German investor sentiment strengthened for the fifth consecutive month in March to its highest level in a year, a closely watched survey revealed Tuesday. Nonetheless, the improvement was weaker than expected, suggesting that concerns over the Greek crisis impacted optimism.
The economic sentiment indicator climbed to 54.8 from 53 in February, survey data from the Centre for European Economic Research, or ZEW, showed Tuesday.
It was the highest value of the index since February 2014. Economists had expected a higher score of 59.4.
The current conditions index rose sharply to an 8-month high of 55.1 from 45.5 in the previous month. Economists had forecast a score of 52.
The improvement in current conditions adds to signs that the economic recovery should continue in the near term at least, no doubt supported by the euro’s depreciation, Jennifer McKeown, a senior European economist at Capital Economics said.
“Economic sentiment in Germany remains at a high level. In particular, the continuing positive development of the domestic economy confirms the expectations of the experts,” ZEW President Clemens Fuest said.
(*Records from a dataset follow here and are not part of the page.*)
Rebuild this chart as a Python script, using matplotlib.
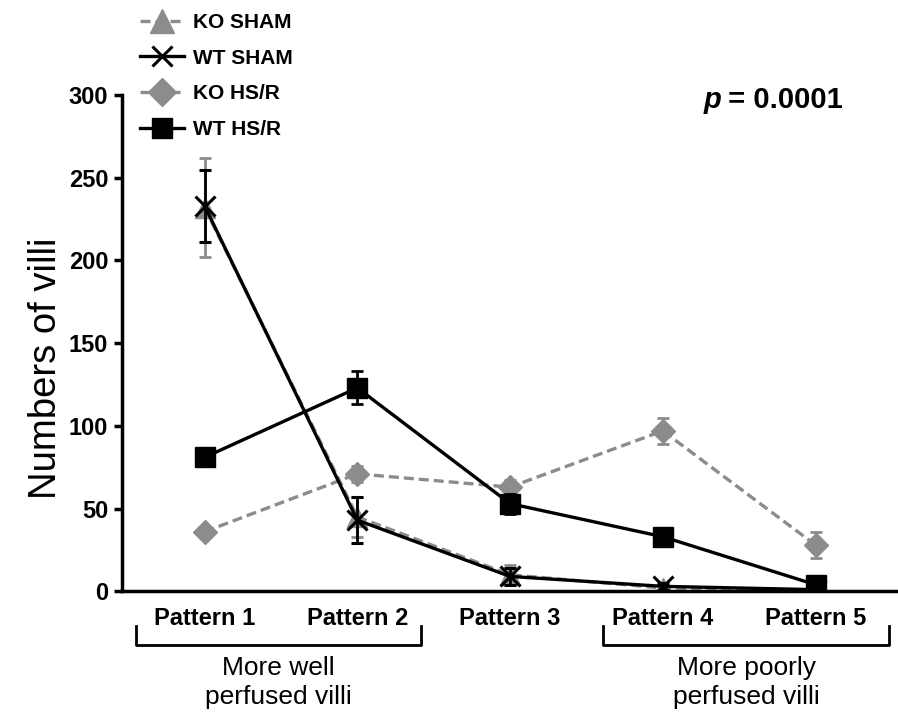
import matplotlib.pyplot as plt
import matplotlib.transforms as mtransforms
from matplotlib.lines import Line2D

plt.rcParams['font.family'] = ['Liberation Sans', 'DejaVu Sans']

# Data
# ---------------------------------------
patterns = ["Pattern 1", "Pattern 2", "Pattern 3", "Pattern 4", "Pattern 5"]
x = [1, 2, 3, 4, 5]

ko_sham = [232, 45, 10, 2, 0.5]
ko_sham_err = [30, 12, 6, 2, 1]

wt_sham = [233, 43, 9, 3, 1]
wt_sham_err = [22, 14, 5, 2, 1]

ko_hsr = [36, 71, 63, 97, 28]
ko_hsr_err = [3, 5, 4, 8, 8]

wt_hsr = [81, 123, 53, 33, 4]
wt_hsr_err = [3, 10, 6, 3, 2]

gray = "#8c8c8c"
dash = (0, (3, 1.5))

# Figure
# ---------------------------------------
fig = plt.figure(figsize=(8.98, 7.15), dpi=100)
ax = fig.add_axes([0.136, 0.173, 0.864, 0.694])

err_kw = dict(capsize=4, elinewidth=2, capthick=2)
ax.errorbar(x, ko_sham, yerr=ko_sham_err, color=gray, ls=dash, lw=2.4,
            marker="^", ms=14, zorder=2, **err_kw)
ax.errorbar(x, wt_sham, yerr=wt_sham_err, color="black", ls="-", lw=2.4,
            marker="x", ms=15, mew=2.2, zorder=3, **err_kw)
ax.errorbar(x, ko_hsr, yerr=ko_hsr_err, color=gray, ls=dash, lw=2.4,
            marker="D", ms=12, zorder=2, **err_kw)
ax.errorbar(x, wt_hsr, yerr=wt_hsr_err, color="black", ls="-", lw=2.4,
            marker="s", ms=14, zorder=4, **err_kw)

ax.set_xlim(0.46, 5.54)
ax.set_ylim(0, 300)
ax.set_yticks(range(0, 301, 50))
ax.set_xticks(x)
ax.set_xticklabels(patterns)

for s in ["top", "right"]:
    ax.spines[s].set_visible(False)
for s in ["left", "bottom"]:
    ax.spines[s].set_linewidth(2.5)

ax.tick_params(axis="y", direction="out", length=6, width=2.5, labelsize=17, pad=4)
ax.tick_params(axis="x", length=0, labelsize=17, pad=11)
for lab in ax.get_xticklabels() + ax.get_yticklabels():
    lab.set_fontweight("bold")

ax.set_ylabel("Numbers of villi", fontsize=27.5)
ax.yaxis.set_label_coords(-0.075, 0.45)

# p value
ax.text(0.749, 0.99, "p", transform=ax.transAxes, fontsize=21,
        fontweight="bold", style="italic", ha="left", va="center")
ax.text(0.771, 0.99, " = 0.0001", transform=ax.transAxes, fontsize=21,
        fontweight="bold", ha="left", va="center")

# Legend (plain handles, no error bars)
handles = [
    Line2D([], [], color=gray, ls=dash, lw=2.4, marker="^", ms=17),
    Line2D([], [], color="black", ls="-", lw=2.4, marker="x", ms=15, mew=2.2),
    Line2D([], [], color=gray, ls=dash, lw=2.4, marker="D", ms=14),
    Line2D([], [], color="black", ls="-", lw=2.4, marker="s", ms=14),
]
labels = ["KO SHAM", "WT SHAM", "KO HS/R", "WT HS/R"]
fig.legend(handles, labels, loc="upper left", bbox_to_anchor=(0.135, 1.008),
           frameon=False, prop={"weight": "bold", "size": 15},
           handlelength=2.1, handletextpad=0.45, labelspacing=0.8)

# Brackets under patterns
trans = mtransforms.blended_transform_factory(ax.transData, ax.transAxes)
for x0, x1, txt in [(0.55, 2.42, "More well\nperfused villi"),
                    (3.61, 5.48, "More poorly\nperfused villi")]:
    ax.add_line(Line2D([x0, x0, x1, x1], [-0.069, -0.109, -0.109, -0.069],
                       transform=trans, color="black", lw=2, clip_on=False))
    ax.text((x0 + x1) / 2, -0.184, txt, transform=trans, ha="center", va="center",
            fontsize=19, linespacing=1.25)

plt.savefig("out.png", dpi=100)
plt.close()
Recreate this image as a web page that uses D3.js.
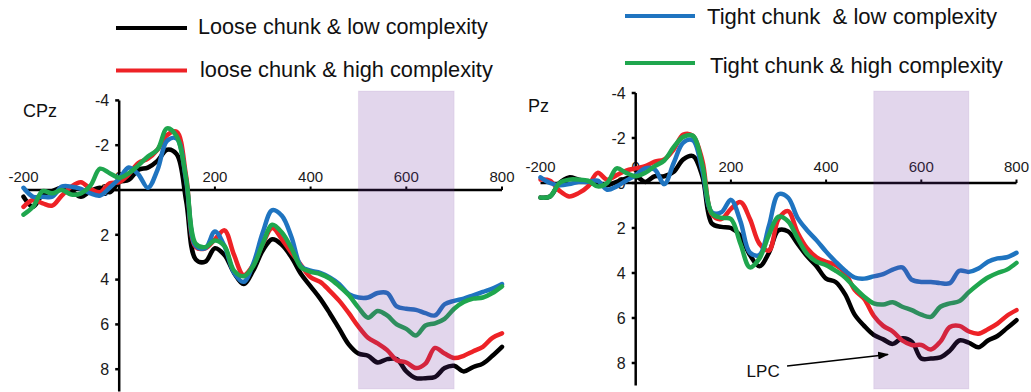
<!DOCTYPE html>
<html>
<head>
<meta charset="utf-8">
<script src="https://cdn.jsdelivr.net/npm/d3@7"></script>
<style>
  html, body { margin: 0; padding: 0; background: #fff; }
  svg { display: block; font-family: "Liberation Sans", Arial, sans-serif; }
</style>
</head>
<body>
<svg id="chart" width="1031" height="392"></svg>
<script>
// ---------------- DATA ----------------
const times = [-200,-180,-160,-140,-120,-100,-80,-60,-40,-20,
  0,20,40,60,80,100,120,140,160,180,
  200,220,240,260,280,300,320,340,360,380,
  400,420,440,460,480,500,520,540,560,580,
  600,620,640,660,680,700,720,740,760,780,800];

const seriesNames = ["Loose chunk & low complexity", "loose chunk & high complexity",
                     "Tight chunk  & low complexity", "Tight chunk & high complexity"];
const seriesColors = ["#000000", "#ee2226", "#1f74c0", "#1fa64e"];

// CPz (µV, negative up)
const cpzLooseLow = [0.3,0.75,0.2,0.05,-0.1,0.05,0.3,0.05,-0.1,0.1,
  -0.35,-0.45,-0.9,-1.0,-1.3,-1.8,-1.6,0.5,3.1,3.2,
  2.6,2.9,3.7,4.2,3.6,2.7,2.2,2.45,3.0,3.75,
  4.3,4.85,5.5,6.2,6.9,7.3,7.4,7.7,7.55,7.55,
  8.1,8.4,8.4,8.35,7.95,7.85,8.1,7.9,7.75,7.4,7.0];
const cpzLooseHigh = [0.75,0.45,0.6,0.7,0.25,-0.15,-0.35,-0.05,0.1,-0.3,
  -0.35,-0.7,-1.2,-1.4,-1.8,-2.45,-2.6,-0.6,2.55,2.6,
  2.2,1.8,2.9,3.8,3.35,2.4,1.7,2.2,2.8,3.35,
  3.9,4.1,4.5,4.95,5.5,6.1,6.6,6.85,7.15,7.6,
  7.7,7.95,7.75,7.05,7.3,7.5,7.4,7.2,7.0,6.6,6.4];
const cpzTightLow = [-0.1,0.3,0.3,0.3,-0.15,-0.15,-0.05,0.15,0.25,-0.1,
  -0.5,-1.0,-0.7,-0.1,-0.9,-2.2,-2.3,-0.4,2.5,2.6,
  1.85,2.5,3.7,4.1,3.3,1.9,0.9,1.15,2.1,3.4,
  3.6,3.7,3.9,4.2,4.65,4.8,4.8,4.6,4.6,5.2,
  5.3,5.35,5.5,5.6,5.1,4.95,4.85,4.7,4.55,4.4,4.2];
const cpzTightHigh = [1.1,0.75,0.05,0.15,0.0,0.2,0.15,-0.2,-0.95,-0.75,
  -0.55,-0.75,-1.1,-1.5,-1.8,-2.75,-2.4,-0.5,2.4,2.55,
  2.25,2.5,3.6,3.85,3.4,2.4,1.55,1.9,2.6,3.45,
  3.65,3.75,3.95,4.3,4.7,5.25,5.7,5.4,5.6,6.0,
  6.2,6.5,6.05,5.95,5.75,5.3,5.0,4.85,4.8,4.6,4.3];

// Pz
const pzLooseLow = [0.65,0.6,0.0,-0.25,-0.15,-0.05,0.1,0.1,-0.05,-0.2,
  -0.3,-0.05,-0.3,-0.3,-0.5,-1.05,-1.2,-0.3,1.8,1.95,
  2.0,2.35,3.2,3.7,3.1,2.1,2.15,2.7,3.25,3.7,
  4.25,4.4,4.95,5.85,6.35,6.75,6.95,7.15,6.9,7.05,
  7.8,7.8,7.75,7.45,7.0,7.1,7.3,7.0,6.8,6.45,6.1];
const pzLooseHigh = [-0.15,-0.1,0.35,0.6,0.45,0.15,-0.45,-0.15,-0.35,-0.55,
  -0.65,-0.75,-0.95,-1.05,-1.5,-2.15,-2.1,-1.0,1.4,1.6,
  1.15,0.85,1.6,2.7,3.0,1.6,1.25,2.2,2.9,3.3,
  3.5,3.65,4.0,4.75,5.15,5.9,6.35,6.6,7.0,7.2,
  7.2,7.4,7.05,6.4,6.35,6.6,6.7,6.5,6.25,5.9,5.65];
const pzTightLow = [-0.25,0.0,0.1,0.05,-0.05,-0.05,-0.1,0.3,0.15,-0.1,
  -0.35,-0.65,-0.6,0.05,-0.9,-1.8,-1.9,-0.55,1.3,1.3,
  0.75,1.7,3.1,3.2,1.9,0.5,0.65,1.55,2.1,2.55,
  3.05,3.5,3.9,4.2,4.25,4.15,4.05,3.85,3.75,4.3,
  4.4,4.4,4.45,4.45,3.9,3.95,3.8,3.5,3.35,3.3,3.1];
const pzTightHigh = [0.65,0.6,0.0,-0.15,-0.15,-0.1,0.15,0.0,-0.65,-0.45,
  -0.3,-0.45,-0.75,-1.0,-1.6,-2.05,-2.1,-0.8,1.35,1.55,
  1.6,2.7,3.75,3.35,2.3,1.5,1.7,2.45,3.15,3.5,
  3.65,3.9,4.2,4.65,5.05,5.35,5.4,5.3,5.5,5.65,
  5.85,5.95,5.5,5.35,5.25,4.85,4.5,4.2,4.0,3.85,3.55];

const xTicks = [-200, 0, 200, 400, 600, 800];
const yTicks = [-4, -2, 0, 2, 4, 6, 8];
const yDomain = [-4, 9];
const xDomain = [-200, 800];
const windowMs = [500, 700];
const panelLabels = ["CPz", "Pz"];
const lpcNote = { label: "LPC", labelT: 233, labelV: 8.6, fromT: 318, fromV: 8.13, toT: 530, toV: 7.62 };

// ---------------- LAYOUT ----------------
const svg = d3.select("#chart");
const panels = [
  { label: panelLabels[0], data: [cpzLooseLow, cpzLooseHigh, cpzTightLow, cpzTightHigh],
    xr: [23.5, 502], yr: [100.4, 391.6], xLabOff: 8, labelPos: [23, 117] },
  { label: panelLabels[1], data: [pzLooseLow, pzLooseHigh, pzTightLow, pzTightHigh],
    xr: [540.5, 1016.5], yr: [93, 385.5], xLabOff: 11, labelPos: [528, 112], note: lpcNote }
];

const defs = svg.append("defs");
defs.append("marker").attr("id", "arrow").attr("viewBox", "0 0 10 10")
  .attr("refX", 9).attr("refY", 5).attr("markerWidth", 11).attr("markerHeight", 8)
  .attr("markerUnits", "userSpaceOnUse").attr("orient", "auto")
  .attr("preserveAspectRatio", "none")
  .append("path").attr("d", "M0,0 L10,5 L0,10 Z").attr("fill", "#000");

panels.forEach(p => {
  const x = d3.scaleLinear().domain(xDomain).range(p.xr);
  const y = d3.scaleLinear().domain(yDomain).range(p.yr);
  const g = svg.append("g");
  const y0 = y(0), x0 = x(0);

  // x axis line + ticks
  g.append("line").attr("x1", x(xDomain[0])).attr("x2", x(xDomain[1]))
    .attr("y1", y0).attr("y2", y0).attr("stroke", "#000").attr("stroke-width", 2.5);
  g.selectAll(".xt").data(xTicks.filter(d => d !== 0 && d !== -200)).enter().append("line")
    .attr("x1", d => x(d)).attr("x2", d => x(d)).attr("y1", y0).attr("y2", y0 - 3.5)
    .attr("stroke", "#000").attr("stroke-width", 2);
  g.selectAll(".xl").data(xTicks).enter().append("text")
    .attr("x", d => x(d)).attr("y", y0 - p.xLabOff)
    .attr("text-anchor", "middle").attr("font-size", 15).attr("fill", "#1a1a1a")
    .text(d => d);

  // y axis line + ticks
  g.append("line").attr("x1", x0).attr("x2", x0)
    .attr("y1", y(yDomain[0])).attr("y2", y(yDomain[1]))
    .attr("stroke", "#000").attr("stroke-width", 2.5);
  g.selectAll(".yt").data(yTicks).enter().append("line")
    .attr("x1", x0).attr("x2", x0 - 4).attr("y1", d => y(d)).attr("y2", d => y(d))
    .attr("stroke", "#000").attr("stroke-width", 2.5);
  g.selectAll(".yl").data(yTicks).enter().append("text")
    .attr("x", x0 - 10).attr("y", d => y(d)).attr("dy", "0.36em")
    .attr("text-anchor", "end").attr("font-size", 16).attr("fill", "#1a1a1a")
    .text(d => d);

  // panel label
  g.append("text").attr("x", p.labelPos[0]).attr("y", p.labelPos[1])
    .attr("font-size", 18).attr("fill", "#111").text(p.label);

  // curves
  const line = d3.line().x((d, i) => x(times[i])).y(d => y(d))
    .curve(d3.curveCatmullRom.alpha(0.5));
  p.data.forEach((vals, k) => {
    g.append("path").datum(vals).attr("d", line).attr("fill", "none")
      .attr("stroke", seriesColors[k]).attr("stroke-width", 4.5)
      .attr("stroke-linejoin", "round").attr("stroke-linecap", "round");
  });

  // LPC window (translucent overlay)
  g.append("rect").attr("x", x(windowMs[0])).attr("width", x(windowMs[1]) - x(windowMs[0]))
    .attr("y", 91).attr("height", 298)
    .attr("fill", "#7030a0").attr("fill-opacity", 0.2)
    .attr("stroke", "#7030a0").attr("stroke-opacity", 0.08).attr("stroke-width", 1);

  if (p.note) {
    const n = p.note;
    g.append("text").attr("x", x(n.labelT)).attr("y", y(n.labelV))
      .attr("font-size", 17).attr("fill", "#111").text(n.label);
    g.append("line").attr("x1", x(n.fromT)).attr("y1", y(n.fromV))
      .attr("x2", x(n.toT)).attr("y2", y(n.toV))
      .attr("stroke", "#000").attr("stroke-width", 1.6).attr("marker-end", "url(#arrow)");
  }
});

// ---------------- LEGEND ----------------
const legendItems = [
  { k: 0, lx: [116, 187], ly: 28, tx: 198, ty: 33.5, w: 290 },
  { k: 1, lx: [116, 187], ly: 70.5, tx: 200, ty: 77, w: 293 },
  { k: 2, lx: [625, 695], ly: 16, tx: 707, ty: 24, w: 290 },
  { k: 3, lx: [625, 695], ly: 63, tx: 710, ty: 72.5, w: 293 }
];
const lg = svg.append("g");
legendItems.forEach(it => {
  lg.append("line").attr("x1", it.lx[0]).attr("x2", it.lx[1]).attr("y1", it.ly).attr("y2", it.ly)
    .attr("stroke", seriesColors[it.k]).attr("stroke-width", 4);
  const t = lg.append("text").attr("x", it.tx).attr("y", it.ty)
    .attr("font-size", 20).attr("fill", "#111").style("white-space", "pre")
    .text(seriesNames[it.k]);
  const len = t.node().getComputedTextLength();
  if (len > 0) t.attr("font-size", (20 * it.w / len).toFixed(2));
});
</script>
</body>
</html>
At the same time, limited progress is being made with regard to solving the Ukraine conflict and the sovereign debt crisis in Greece. This has a dampening effect on sentiment, Fuest noted.
The investor sentiment index for the euro area added 9.7 points to 62.4 in March. The current conditions index for the region gained 11.8 points to minus 36.6.
According to the latest European Central Bank staff macroeconomic projections, the 19-nation bloc is set to expand 1.5 percent this year and by 1.9 percent in 2016.
The ECB announced a massive $1.1 trillion quantitative easing in January to avoid deflation and boost economic growth.